6. Cross-Run Synthesis
Across all interference regimes:
- Aggregation-point noise produces bounded, non-monotonic degradation
- Commitment-level noise is structurally inert under strict conjunction
- Burst timing cannot induce failure and often increases measured availability
- No failure-class transitions occur in 260 runs
Epistemic interference never escalates into runaway behavior.
7. Interpretation
Three structural insights emerge:
Recovery dominates correctness Frequent shallow failure is safer than rare deep failure.
Attack surface location matters more than magnitude Where interference enters the system determines its effect.
Time-based recovery acts as a damping mechanism CTA reshapes failure modes, converting error into reversible lapse.
These properties arise without value learning, reward shaping, or epistemic supervision.
8. Limitations
This study does not address:
- Adaptive or targeted adversaries
- Deception or manipulation
- Incentive gaming
- Value misalignment
- Instrumental convergence
- Adaptive or state-conditioned aggregation attacks
The results apply only to non-adaptive epistemic interference.
9. Conclusion
Independent, non-adaptive epistemic unreliability is insufficient to induce catastrophic governance failure in this constitutional architecture.
Across 260 runs spanning multiple interference structures, intensities, and temporal patterns, authority availability remains bounded and recoverable. In some regimes, interference increases measured availability by preventing deep lapses.
These findings suggest that alignment failures attributed to epistemic unreliability may be overstated. Structural constraints on authority and recovery can render substantial semantic error survivable. The alignment problem therefore shifts: from epistemics to agency.

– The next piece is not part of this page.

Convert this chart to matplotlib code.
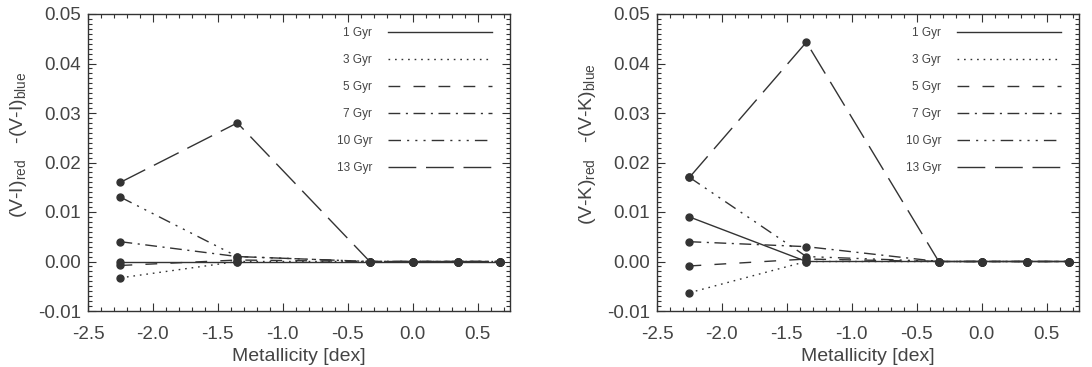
import numpy as np
import matplotlib.pyplot as plt
from matplotlib.ticker import MultipleLocator, FormatStrFormatter

plt.rcParams['font.family'] = ['Liberation Sans', 'DejaVu Sans']
plt.rcParams['mathtext.fontset'] = 'custom'
plt.rcParams['mathtext.rm'] = 'Liberation Sans'
plt.rcParams['axes.unicode_minus'] = False

metallicity = [-2.25, -1.35, -0.33, 0.0, 0.35, 0.67]
ages = ['1 Gyr', '3 Gyr', '5 Gyr', '7 Gyr', '10 Gyr', '13 Gyr']

vi_diff = [
    [0.0, 0.0, 0.0, 0.0, 0.0, 0.0],
    [-0.0033, 0.0, 0.0, 0.0, 0.0, 0.0],
    [-0.0008, 0.0003, 0.0, 0.0, 0.0, 0.0],
    [0.004, 0.001, 0.0, 0.0, 0.0, 0.0],
    [0.013, 0.001, 0.0, 0.0, 0.0, 0.0],
    [0.016, 0.028, 0.0, 0.0, 0.0, 0.0],
]
vk_diff = [
    [0.009, 0.0, 0.0, 0.0, 0.0, 0.0],
    [-0.0063, 0.0, 0.0, 0.0, 0.0, 0.0],
    [-0.0009, 0.0005, 0.0, 0.0, 0.0, 0.0],
    [0.004, 0.003, 0.0, 0.0, 0.0, 0.0],
    [0.017, 0.001, 0.0, 0.0, 0.0, 0.0],
    [0.017, 0.0443, 0.0, 0.0, 0.0, 0.0],
]

styles = [
    '-',
    (0, (1.2, 3.5)),
    (0, (8.5, 9.5)),
    (0, (8.5, 4, 1.5, 4)),
    (0, (9, 4.4, 1.5, 4.4, 1.5, 4.4, 1.5, 4.4)),
    (0, (20, 7)),
]
ink = '#333333'
txt = '#444444'

fig = plt.figure(figsize=(10.92, 3.67), dpi=100)
W, H = 1092, 367
ax1 = fig.add_axes([88 / W, (H - 311) / H, 422 / W, 297 / H])
ax2 = fig.add_axes([657 / W, (H - 311) / H, 422 / W, 297 / H])


def draw(ax, data, ylabel):
    for label, vals, ls in zip(ages, data, styles):
        ax.plot(metallicity, vals, linestyle=ls, color=ink, lw=1.0,
                marker='o', ms=5, mfc=ink, mec=ink, label=label)
    ax.set_xlim(-2.5, 0.75)
    ax.set_ylim(-0.01, 0.05)
    ax.xaxis.set_major_locator(MultipleLocator(0.5))
    ax.xaxis.set_minor_locator(MultipleLocator(0.1))
    ax.yaxis.set_major_locator(MultipleLocator(0.01))
    ax.yaxis.set_minor_locator(MultipleLocator(0.001))
    ax.xaxis.set_major_formatter(FormatStrFormatter('%.1f'))
    ax.yaxis.set_major_formatter(FormatStrFormatter('%.2f'))
    ax.tick_params(which='both', direction='in', top=True, right=True,
                   color=ink, labelcolor=txt, labelsize=13.5, width=0.8)
    ax.tick_params(which='major', length=6)
    ax.tick_params(which='minor', length=3)
    ax.tick_params(axis='x', which='major', pad=10.5)
    ax.tick_params(axis='y', which='major', pad=5)
    for s in ax.spines.values():
        s.set_color(ink)
        s.set_linewidth(1.0)
    ax.set_xlabel('Metallicity [dex]', fontsize=14, color=txt, labelpad=4)
    ax.set_ylabel(ylabel, fontsize=14, color=txt)
    ax.yaxis.set_label_coords(-0.14, 0.56)
    leg = ax.legend(loc='upper right', frameon=False, markerfirst=False,
                    fontsize=8.5, handlelength=8.8, handletextpad=1.35,
                    labelspacing=1.27, borderaxespad=0, borderpad=0,
                    bbox_to_anchor=(1 - 18 / 422, 1 - 13 / 297))
    for line in leg.get_lines():
        line.set_marker('')
    for t in leg.get_texts():
        t.set_color(txt)


draw(ax1, vi_diff, r'(V-I)$_{\rm red}$   -(V-I)$_{\rm blue}$')
draw(ax2, vk_diff, r'(V-K)$_{\rm red}$   -(V-K)$_{\rm blue}$')

fig.savefig('out.png', dpi=100)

Appendix A: Structural Survivability vs. Operational Competence
This appendix clarifies the distinction between constitutional survivability and operational competence, which is central to interpreting the results of this study.
A.1 Survivability Is Not Correctness
The primary metric in this paper is structural survivability: whether authority becomes absorbing, collapses irreversibly, or remains bounded and revocable under stress. Authority Availability is not a proxy for correctness, benefit, or alignment.

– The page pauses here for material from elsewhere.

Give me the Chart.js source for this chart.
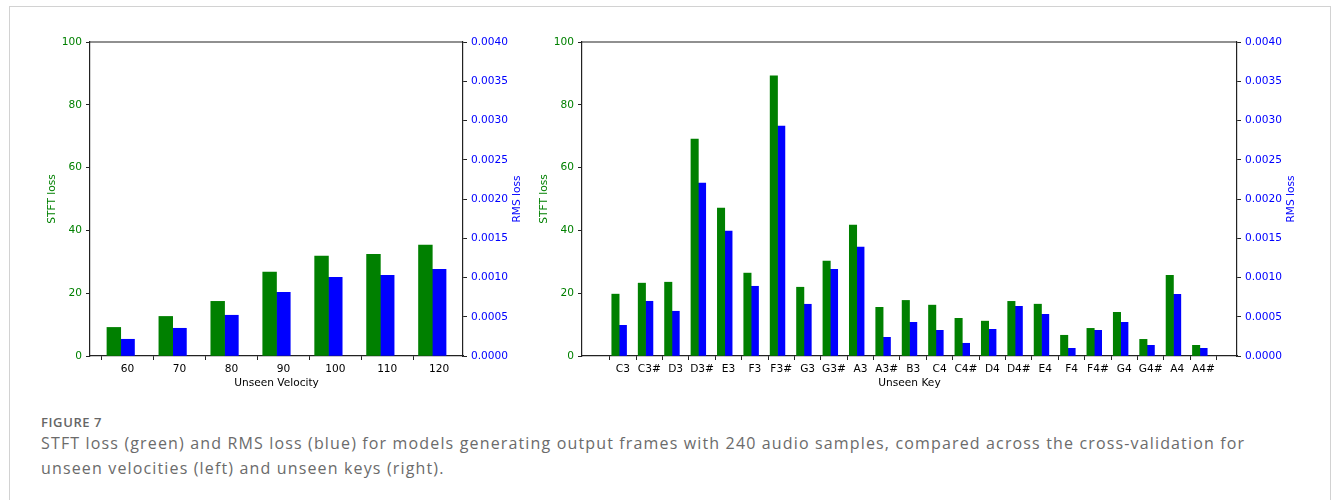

An increase in AA under interference indicates preserved structural continuity, not epistemic competence.
A.2 The “Zombie Executive” Regime
The architecture permits authority to persist under epistemic blindness. This creates a regime that can be described as a Zombie Executive: authority continues to cycle and renew despite degraded semantic grounding.

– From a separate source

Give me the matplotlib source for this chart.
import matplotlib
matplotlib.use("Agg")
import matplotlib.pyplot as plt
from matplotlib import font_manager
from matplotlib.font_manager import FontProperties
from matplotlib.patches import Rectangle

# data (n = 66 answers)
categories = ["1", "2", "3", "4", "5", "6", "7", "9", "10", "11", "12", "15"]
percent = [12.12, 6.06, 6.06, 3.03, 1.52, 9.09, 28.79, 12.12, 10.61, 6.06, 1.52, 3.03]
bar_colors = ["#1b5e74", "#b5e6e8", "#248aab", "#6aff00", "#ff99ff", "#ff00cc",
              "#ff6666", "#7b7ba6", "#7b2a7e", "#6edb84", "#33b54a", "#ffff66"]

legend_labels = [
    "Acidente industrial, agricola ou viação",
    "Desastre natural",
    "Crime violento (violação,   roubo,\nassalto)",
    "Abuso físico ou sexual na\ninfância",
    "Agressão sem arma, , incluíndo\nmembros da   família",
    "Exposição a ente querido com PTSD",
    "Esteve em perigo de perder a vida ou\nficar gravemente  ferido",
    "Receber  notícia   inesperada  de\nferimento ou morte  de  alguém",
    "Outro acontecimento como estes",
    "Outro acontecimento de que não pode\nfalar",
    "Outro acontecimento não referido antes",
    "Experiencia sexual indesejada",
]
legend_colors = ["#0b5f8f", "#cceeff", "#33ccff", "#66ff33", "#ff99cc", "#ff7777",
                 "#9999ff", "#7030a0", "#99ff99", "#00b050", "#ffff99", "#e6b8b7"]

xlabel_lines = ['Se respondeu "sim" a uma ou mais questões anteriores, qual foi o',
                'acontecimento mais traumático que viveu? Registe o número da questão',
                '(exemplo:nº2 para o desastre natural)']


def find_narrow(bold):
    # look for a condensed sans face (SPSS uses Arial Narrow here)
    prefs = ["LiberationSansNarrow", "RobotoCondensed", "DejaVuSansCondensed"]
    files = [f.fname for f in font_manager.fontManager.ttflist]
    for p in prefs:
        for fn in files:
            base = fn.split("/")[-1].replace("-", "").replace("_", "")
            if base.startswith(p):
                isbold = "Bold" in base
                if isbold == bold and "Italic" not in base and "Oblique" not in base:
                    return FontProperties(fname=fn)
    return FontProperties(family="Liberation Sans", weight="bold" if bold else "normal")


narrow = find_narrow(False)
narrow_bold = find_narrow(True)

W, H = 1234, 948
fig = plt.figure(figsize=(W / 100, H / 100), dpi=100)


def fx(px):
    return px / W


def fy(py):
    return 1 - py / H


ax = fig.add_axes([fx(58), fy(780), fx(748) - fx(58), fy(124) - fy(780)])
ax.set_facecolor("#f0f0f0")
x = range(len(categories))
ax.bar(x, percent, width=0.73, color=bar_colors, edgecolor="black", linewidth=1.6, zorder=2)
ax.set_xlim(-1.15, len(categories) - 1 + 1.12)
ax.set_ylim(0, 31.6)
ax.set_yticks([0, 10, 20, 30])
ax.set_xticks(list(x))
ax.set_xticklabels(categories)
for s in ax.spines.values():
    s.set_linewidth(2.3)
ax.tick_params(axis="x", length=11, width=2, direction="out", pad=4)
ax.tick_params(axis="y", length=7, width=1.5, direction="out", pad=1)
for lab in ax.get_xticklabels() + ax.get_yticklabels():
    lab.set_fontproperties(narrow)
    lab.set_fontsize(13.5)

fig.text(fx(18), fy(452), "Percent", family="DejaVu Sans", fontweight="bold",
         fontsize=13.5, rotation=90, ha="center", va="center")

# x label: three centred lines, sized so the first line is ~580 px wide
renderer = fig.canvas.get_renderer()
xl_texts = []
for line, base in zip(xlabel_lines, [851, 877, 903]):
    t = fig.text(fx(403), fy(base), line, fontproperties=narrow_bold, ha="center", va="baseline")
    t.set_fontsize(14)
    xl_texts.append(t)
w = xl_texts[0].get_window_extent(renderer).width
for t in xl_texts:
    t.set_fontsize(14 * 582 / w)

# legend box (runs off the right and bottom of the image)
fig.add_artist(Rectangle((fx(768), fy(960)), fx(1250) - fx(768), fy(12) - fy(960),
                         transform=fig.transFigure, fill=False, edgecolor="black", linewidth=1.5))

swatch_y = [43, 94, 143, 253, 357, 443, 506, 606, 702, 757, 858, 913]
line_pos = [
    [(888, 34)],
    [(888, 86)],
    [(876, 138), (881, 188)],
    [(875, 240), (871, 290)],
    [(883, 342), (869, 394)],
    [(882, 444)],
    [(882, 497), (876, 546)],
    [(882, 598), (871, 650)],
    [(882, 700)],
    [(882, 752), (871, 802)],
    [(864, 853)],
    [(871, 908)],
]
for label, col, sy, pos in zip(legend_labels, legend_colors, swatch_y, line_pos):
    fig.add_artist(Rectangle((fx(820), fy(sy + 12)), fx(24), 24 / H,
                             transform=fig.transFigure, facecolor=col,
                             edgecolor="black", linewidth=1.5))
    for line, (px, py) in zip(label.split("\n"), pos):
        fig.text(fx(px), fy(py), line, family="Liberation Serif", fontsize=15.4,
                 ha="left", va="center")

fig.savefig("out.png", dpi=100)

This is not treated as a success state in terms of utility. It is a design tradeoff. A bounded, revocable executive is preferable to an irrecoverable one. Whether a given application should tolerate such a regime is a normative question outside the scope of this paper.
A.3 Aggregation Semantics as an Alignment Lever
The inertness of commitment-level corruption arises from strict conjunction aggregation. Under alternative semantics (e.g., m-of-n thresholds or disjunction), single-key corruption would become pivotal.
This does not undermine the result. It elevates aggregation logic to a first-class alignment parameter. The experiment demonstrates that AND-gated aggregation absorbs epistemic noise by biasing toward inaction rather than unsafe action.
A.4 Semantic Debt and Recovery
Time-based recovery restores eligibility, not semantic truth. Persistent errors in the external world are not erased. CTA prevents permanent authority capture, not epistemic debt accumulation.
The architecture preserves evaluability and reversibility without guaranteeing correctness.
A.5 Scope Clarification
This paper does not claim that epistemic error is harmless. It establishes a necessary negative result: epistemic unreliability does not automatically scale into catastrophic misalignment in architectures that separate semantics from control and enforce time-based recovery.
Adaptive adversaries, deception, and agency-level attacks remain future work.